**DATA TO USE:**

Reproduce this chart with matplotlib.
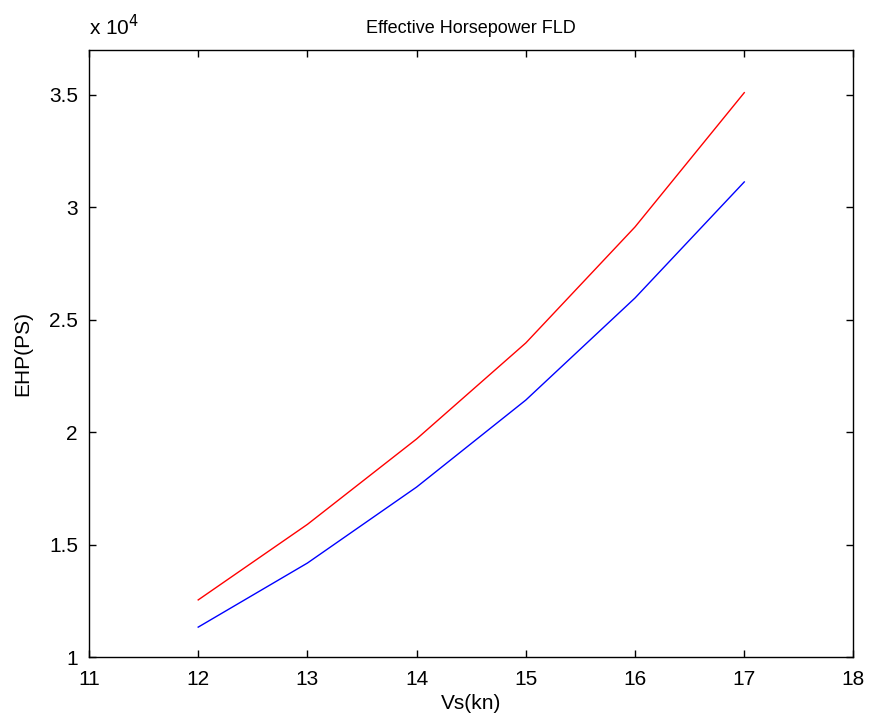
import matplotlib.pyplot as plt
from matplotlib.ticker import FuncFormatter

plt.rcParams['font.family'] = ['Liberation Sans', 'DejaVu Sans']

vs = [12, 13, 14, 15, 16, 17]
ehp_red = [12540, 15900, 19700, 23970, 29130, 35100]
ehp_blue = [11330, 14180, 17560, 21430, 25970, 31130]

fig = plt.figure(figsize=(8.75, 7.24), dpi=100)
ax = fig.add_axes([0.1017, 0.0925, 0.8737, 0.8385])
ax.plot(vs, ehp_red, color='red', lw=1)
ax.plot(vs, ehp_blue, color='blue', lw=1)

ax.set_xlim(11, 18)
ax.set_ylim(10000, 37000)
ax.set_xticks(range(11, 19))
ax.set_yticks([10000, 15000, 20000, 25000, 30000, 35000])
ax.yaxis.set_major_formatter(FuncFormatter(lambda v, p: '%g' % (v / 1e4)))
ax.tick_params(direction='in', top=True, right=True, labelsize=15, length=5, width=1)
ax.tick_params(axis='x', pad=9)
ax.tick_params(axis='y', pad=8)
for s in ax.spines.values():
    s.set_linewidth(1)

ax.text(0, 1.018, 'x 10$^4$', transform=ax.transAxes, fontsize=15, ha='left', va='bottom')
ax.set_title('Effective Horsepower FLD', fontsize=13, pad=12)
ax.set_xlabel('Vs(kn)', fontsize=15, labelpad=4)
ax.set_ylabel('EHP(PS)', fontsize=15, labelpad=12)

plt.savefig('out.png', dpi=100)
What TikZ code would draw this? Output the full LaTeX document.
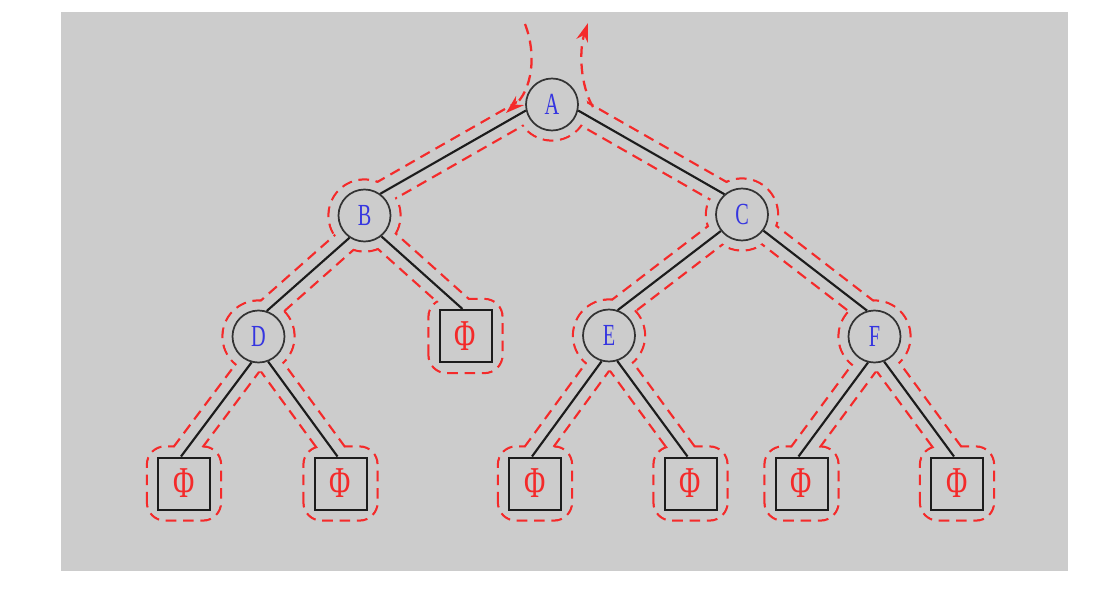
\documentclass[tikz,border=0pt]{standalone}
\usepackage{fontspec}
\usepackage{graphicx}
\usetikzlibrary{calc,arrows.meta}
\newfontfamily\lserif{Liberation Serif}
\definecolor{bgc}{HTML}{CCCCCC}
\definecolor{tourred}{HTML}{F42A2A}
\definecolor{letterblue}{HTML}{3535E0}
\definecolor{edgeblack}{HTML}{1C1C1C}
\pgfdeclarelayer{back}\pgfdeclarelayer{tour}\pgfdeclarelayer{cover}
\pgfsetlayers{back,tour,cover,main}
\tikzset{
 inner/.style={circle, minimum size=39pt, inner sep=0pt, draw=edgeblack!90, line width=1.3pt, fill=bgc, text=letterblue, font=\lserif\fontsize{23}{24}\selectfont},
 leaf/.style={rectangle, minimum size=39pt, inner sep=0pt, draw=edgeblack, line width=1.5pt, text=tourred, font=\lserif\fontsize{33}{36}\selectfont},
 treeedge/.style={draw=edgeblack, line width=1.6pt},
 tourstrip/.style={draw=tourred, line width=19.15pt, dash pattern=on 8pt off 5pt},
 coverstrip/.style={draw=bgc, line width=15.75pt},
 ring/.style={draw=tourred, line width=1.7pt, dash pattern=on 8pt off 5pt},
 tourarrow/.style={draw=tourred, line width=1.7pt, dash pattern=on 8pt off 5pt, -{Stealth[length=14pt,width=9pt]}},
}
\newcommand{\cn}[1]{\scalebox{0.66}[1]{#1}}
\newcommand{\edgelist}{A/193/B.54, A/347/C.131, B/236/D.72, B/309/Pt, C/218/E.71, C/323/F.106, D/255/L1t, D/291/L2t, E/254/L3t, E/288/L4t, F/256/L5t, F/291/L6t}
\begin{document}
\begin{tikzpicture}[x=0.75pt,y=0.75pt]
\useasboundingbox (0,0) rectangle (1095,590);
% nodes
\node[inner] (A) at (552,485.5) {\cn{A}};
\node[inner] (B) at (364.5,374.5) {\cn{B}};
\node[inner] (C) at (742,375.5) {\cn{C}};
\node[inner] (D) at (258.5,253.5) {\cn{D}};
\node[inner] (E) at (609,254.5) {\cn{E}};
\node[inner] (F) at (874.5,253.5) {\cn{F}};
\node[leaf] (P) at (465.5,254) {\cn{Φ}};
\node[leaf] (L1) at (184,106.5) {\cn{Φ}};
\node[leaf] (L2) at (340.5,106.5) {\cn{Φ}};
\node[leaf] (L3) at (535,106.5) {\cn{Φ}};
\node[leaf] (L4) at (690.5,106.5) {\cn{Φ}};
\node[leaf] (L5) at (801.5,106.5) {\cn{Φ}};
\node[leaf] (L6) at (957,106.5) {\cn{Φ}};
\foreach \n in {P,L1,L2,L3,L4,L5,L6} {\coordinate (\n t) at ([xshift=-2.25pt]\n.north);}
% tree edges
\foreach \p/\a/\c in \edgelist {\draw[treeedge] (\p.\a) -- (\c);}
% arrows of the tour
\coordinate (inS) at (525,566);
\coordinate (inE) at (506,477);
\coordinate (outS) at (593,483);
\coordinate (outE) at (588,567);
\draw[tourarrow] (inS) .. controls (537,535) and (532,500) .. (inE);
\draw[tourarrow] (outS) .. controls (580,505) and (579,540) .. (outE);
\begin{pgfonlayer}{back}
\fill[bgc] (61,19) rectangle (1068,578);
\end{pgfonlayer}
\begin{pgfonlayer}{tour}
\foreach \p/\a/\c in \edgelist {\draw[tourstrip] (\p.\a) -- (\c);}
\foreach \n in {B,C,D,E,F} {\draw[ring] (\n) circle (36);}
\draw[ring] ($(A)+(200:36)$) arc[start angle=200, end angle=340, radius=36];
\foreach \n in {P,L1,L2,L3,L4,L5,L6} {\draw[ring, rounded corners=13.5pt] ($(\n)+(-37,-37)$) rectangle ($(\n)+(37,37)$);}
\end{pgfonlayer}
\begin{pgfonlayer}{cover}
\foreach \p/\a/\c in \edgelist {\draw[coverstrip] (\p.\a) -- (\c);}
\foreach \n in {A,B,C,D,E,F} {\fill[bgc] (\n) circle (34.9);}
\foreach \n in {P,L1,L2,L3,L4,L5,L6} {\fill[bgc, rounded corners=12.8pt] ($(\n)+(-35.9,-35.9)$) rectangle ($(\n)+(35.9,35.9)$);}
\end{pgfonlayer}
\end{tikzpicture}
\end{document}
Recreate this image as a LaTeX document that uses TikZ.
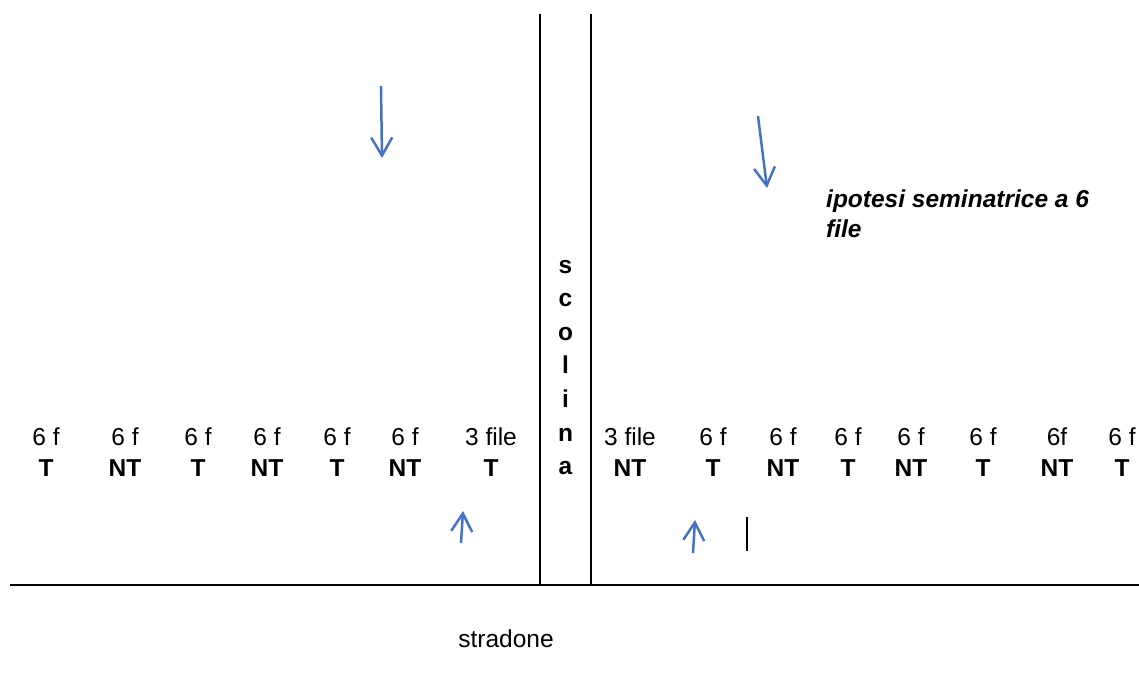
\documentclass[tikz,border=0pt]{standalone}
\usepackage{fontspec}
\setmainfont{Liberation Sans}
\usetikzlibrary{arrows.meta}
\definecolor{arrblue}{RGB}{68,114,196}
\begin{document}
\begin{tikzpicture}[x=1pt,y=-1pt,
  lbl/.style={inner sep=0pt,anchor=base,font=\fontsize{24.5}{31}\selectfont},
  blbl/.style={lbl,font=\fontsize{24.5}{31}\selectfont\bfseries},
  wall/.style={line width=2pt,black},
  barrow/.style={arrblue,line width=2.5pt,-{Straight Barb[length=18pt,width=21pt,line width=2.5pt]}}]
\useasboundingbox (0,0) rectangle (1139,684);
% walls
\draw[wall] (540,14) -- (540,585);
\draw[wall] (591,14) -- (591,585);
\draw[wall] (10,585) -- (1139,585);
\draw[wall] (747,517) -- (747,551);
% left columns
\foreach \x/\a/\b [count=\i] in {46/6 f/T,125/6 f/NT,198/6 f/T,267/6 f/NT,337/6 f/T,405/6 f/NT,491/3 file/T}{
  \node[lbl] (lt\i) at (\x,445) {\a};
  \node[blbl] (lb\i) at (\x,476) {\b};
}
% right columns
\foreach \x/\a/\b [count=\i] in {630/3 file/NT,713/6 f/T,783/6 f/NT,848/6 f/T,911/6 f/NT,983/6 f/T,1057/6f/NT,1122/6 f/T}{
  \node[lbl] (rt\i) at (\x,445) {\a};
  \node[blbl] (rb\i) at (\x,476) {\b};
}
% scolina
\foreach \c [count=\i] in {s,c,o,l,i,n,a}{
  \node[blbl] (sc\i) at (565.5,{273+(\i-1)*33.6}) {\c};
}
% note
\node[inner sep=0pt,anchor=north west,align=left,font=\fontsize{24.5}{30}\selectfont\bfseries\itshape] (note) at (826,190) {ipotesi seminatrice a 6\\file};
\node[lbl] (strad) at (506,647) {stradone};
% arrows
\coordinate (a1s) at (381,86); \coordinate (a1e) at (382,158);
\coordinate (a2s) at (758,116); \coordinate (a2e) at (767,188);
\coordinate (a3s) at (461,543); \coordinate (a3e) at (463,511);
\coordinate (a4s) at (693,553); \coordinate (a4e) at (695,520);
\draw[barrow] (a1s) -- (a1e);
\draw[barrow] (a2s) -- (a2e);
\draw[barrow] (a3s) -- (a3e);
\draw[barrow] (a4s) -- (a4e);
\end{tikzpicture}
\end{document}
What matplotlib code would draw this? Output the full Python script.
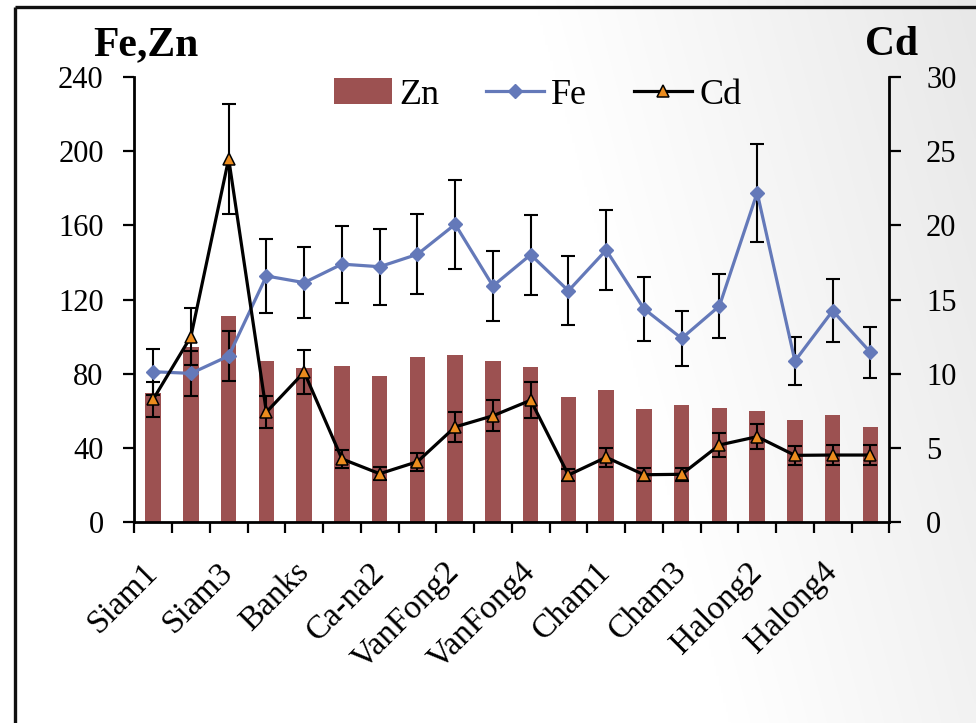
import numpy as np
import matplotlib
matplotlib.use("Agg")
import matplotlib.pyplot as plt
from matplotlib.patches import Patch

# Sampling sites
sites = ["Siam1", "Siam2", "Siam3", "Siam4", "Banks", "Ca-na1", "Ca-na2",
         "VanFong1", "VanFong2", "VanFong3", "VanFong4", "VanFong5",
         "Cham1", "Cham2", "Cham3", "Halong1", "Halong2", "Halong3",
         "Halong4", "Halong5"]

# Zn (left axis, bars)
zn = [69.3, 94.2, 111.1, 86.8, 83.0, 84.3, 78.7, 88.8, 89.8, 87.0,
      83.4, 67.5, 70.9, 60.9, 63.0, 61.4, 59.9, 55.1, 57.6, 51.0]

# Fe (left axis, line) and its error
fe = [81.0, 80.1, 89.5, 132.7, 129.1, 139.1, 137.7, 144.4, 160.6, 127.3,
      144.2, 124.7, 146.7, 115.0, 99.0, 116.5, 177.7, 86.8, 113.9, 91.5]
fe_err = [12.4, 12.0, 13.4, 19.8, 19.3, 20.8, 20.6, 21.6, 24.0, 19.0,
          21.6, 18.6, 21.8, 17.3, 15.0, 17.3, 26.5, 13.0, 17.0, 13.8]

# Cd (right axis, line) and its error
cd = [8.26, 12.5, 24.5, 7.4, 10.1, 4.24, 3.24, 4.05, 6.4, 7.15,
      8.2, 3.15, 4.35, 3.17, 3.2, 5.18, 5.74, 4.48, 4.5, 4.5]
cd_err = [1.2, 1.9, 3.7, 1.1, 1.5, 0.6, 0.45, 0.6, 1.0, 1.06,
          1.2, 0.42, 0.64, 0.45, 0.45, 0.79, 0.86, 0.65, 0.65, 0.65]

left_ticks = [0, 40, 80, 120, 160, 200, 240]
right_ticks = [0, 5, 10, 15, 20, 25, 30]

ZN_COLOR = "#9C5151"
FE_COLOR = "#6479B9"
CD_FACE = "#EC8C1E"
SERIF = ["Liberation Serif", "DejaVu Serif"]

plt.rcParams["font.family"] = SERIF

W, H = 976, 723
fig = plt.figure(figsize=(W / 100, H / 100), dpi=100)

# soft grey shading towards the upper right of the page
bg = fig.add_axes([0, 0, 1, 1], zorder=-10)
u = np.linspace(0, 1, 400)[None, :]
v = np.linspace(0, 1, 300)[:, None]
d = u - 0.2 * v
t = np.clip((d - 0.55) / 0.45, 0, 1)
shade = 1 - 0.09 * t
bg.imshow(np.dstack([shade] * 3), extent=[0, W, H, 0], aspect="auto",
          interpolation="bilinear")
bg.set_xlim(0, W)
bg.set_ylim(H, 0)
bg.plot([15, 15], [7, H], color="#111111", lw=2.4, solid_capstyle="butt")
bg.plot([15, W], [7, 7], color="#111111", lw=2.4, solid_capstyle="butt")
bg.axis("off")

ax = fig.add_axes([134.3 / W, 1 - 521.7 / H, (889.3 - 134.3) / W,
                   (521.7 - 77.3) / H])
ax.set_facecolor("none")
x = np.arange(len(sites))

ax.bar(x, zn, width=0.41, color=ZN_COLOR, zorder=1)
ax.errorbar(x, fe, yerr=fe_err, fmt="none", ecolor="black", elinewidth=1.5,
            capsize=4.8, capthick=1.5, zorder=2)
fe_line, = ax.plot(x, fe, color=FE_COLOR, lw=2.3, marker="D", markersize=7.2,
                   markerfacecolor=FE_COLOR, markeredgecolor=FE_COLOR, zorder=3)

ax.set_xlim(-0.5, len(sites) - 0.5)
ax.set_ylim(0, 240)
ax.set_yticks(left_ticks)

ax2 = ax.twinx()
ax2.set_facecolor("none")
ax2.errorbar(x, cd, yerr=cd_err, fmt="none", ecolor="black", elinewidth=1.5,
             capsize=4.8, capthick=1.5, zorder=2)
cd_line, = ax2.plot(x, cd, color="black", lw=2.3, marker="^", markersize=8,
                    markerfacecolor=CD_FACE, markeredgecolor="black",
                    markeredgewidth=1.1, zorder=3)
ax2.set_ylim(0, 30)
ax2.set_yticks(right_ticks)

# spines and ticks
for a in (ax, ax2):
    a.spines["top"].set_visible(False)
    for s in ("left", "right", "bottom"):
        a.spines[s].set_linewidth(2.0)
ax.spines["right"].set_visible(False)
ax2.spines["left"].set_visible(False)
ax2.spines["bottom"].set_visible(False)

ax.tick_params(axis="y", direction="out", length=8, width=1.6,
               labelsize=22, pad=14)
ax2.tick_params(axis="y", direction="out", length=8.5, width=1.6,
                labelsize=22, pad=18)

# ticks at category boundaries, labels at every second site
ax.set_xticks(np.arange(-0.5, len(sites), 1.0))
ax.set_xticklabels([])
ax.tick_params(axis="x", which="major", direction="out", length=8, width=1.6)
ax.set_xticks(x[::2], minor=True)
ax.set_xticklabels(sites[::2], minor=True)
ax.tick_params(axis="x", which="minor", length=0, labelsize=24, pad=33)
for lab in ax.get_xticklabels(minor=True):
    lab.set_rotation(45)
    lab.set_rotation_mode("anchor")
    lab.set_ha("right")
    lab.set_va("center")

# axis captions
fig.text(93 / W, 1 - 55 / H, "Fe,Zn", fontsize=30, fontweight="bold",
         ha="left", va="baseline")
fig.text(865 / W, 1 - 55 / H, "Cd", fontsize=30, fontweight="bold",
         ha="left", va="baseline")

handles = [Patch(facecolor=ZN_COLOR, edgecolor="none"), fe_line, cd_line]
fig.legend(handles, ["Zn", "Fe", "Cd"], loc="center",
           bbox_to_anchor=(538 / W, 1 - 95 / H), ncol=3, frameon=False,
           fontsize=26, handlelength=1.6, handletextpad=0.2,
           columnspacing=1.3, numpoints=1, borderpad=0)

fig.savefig("out.png", dpi=100)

**WORK TO BE COMPLETED:** Leave the pictures out and please restate exactly the lines running from the start of the material through the one with "ehp_blue = [11330, 14180, 17560, 21430, 25970, 31130]".

**SOLUTION TO THIS TASK:**
Reproduce this chart with matplotlib.
import matplotlib.pyplot as plt
from matplotlib.ticker import FuncFormatter

plt.rcParams['font.family'] = ['Liberation Sans', 'DejaVu Sans']

vs = [12, 13, 14, 15, 16, 17]
ehp_red = [12540, 15900, 19700, 23970, 29130, 35100]
ehp_blue = [11330, 14180, 17560, 21430, 25970, 31130]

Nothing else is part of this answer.